Impacts of Culture for American Businesses Abroad
U.S. firms that decide to go global experience unique challenges that are not particularly present in typical domestic businesses. Companies that have relations abroad are often met with significant cultural differences that can impact the business – either positively or negatively. The importance of cultural intelligence has led to an increase in cross-cultural training; yet, some firms refuse to acknowledge the significant role that culture plays in their international business. A lack of cultural awareness inherently implies an arrogance that has been associated with American culture by other countries. By ignoring cultural differences, American companies reveal an underlying desire to make money without taking the time to know their partners or employees abroad. Such ignorance can be avoided at a relatively low cost; nevertheless, some businesses manage to fail miserably because of a lack of cultural understanding.

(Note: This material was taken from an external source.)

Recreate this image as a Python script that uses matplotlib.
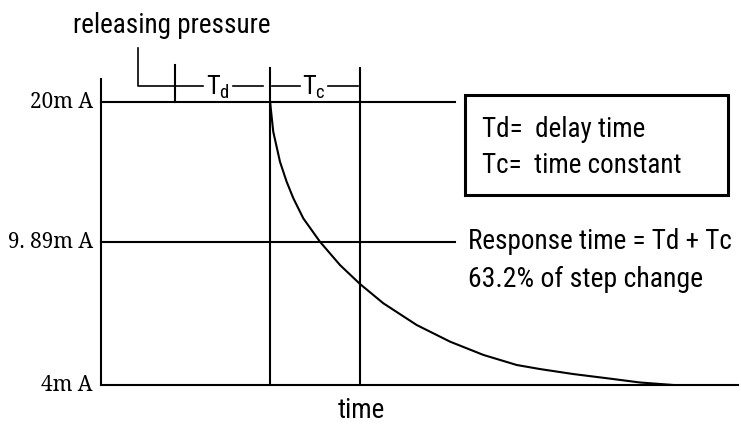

There are many difficulties associated with culture that could result in a firm’s reluctance to provide training to address the issue. In fact, the very definition of culture has been long debated. Hill (2011) explains that “scholars have never been able to agree on a simple definition of culture” (p.94). Most contemporary definitions describe culture as the lifestyle of a society driven by values and norms. By this characterization, a firm might feel overwhelmed by the vast amount of information that might come with learning the values and norms of their partners abroad. Additionally, “recent research suggests that that the relative importance of the different subcultures (identity salience) depends on the kind of behavior that is being analyzed” (Vogt, Beck, & Gregory, 2010) – further convoluting the prospect of cultural literacy (p.7). Companies operating in many countries might feel that learning about so many cultures would be costly and time consuming.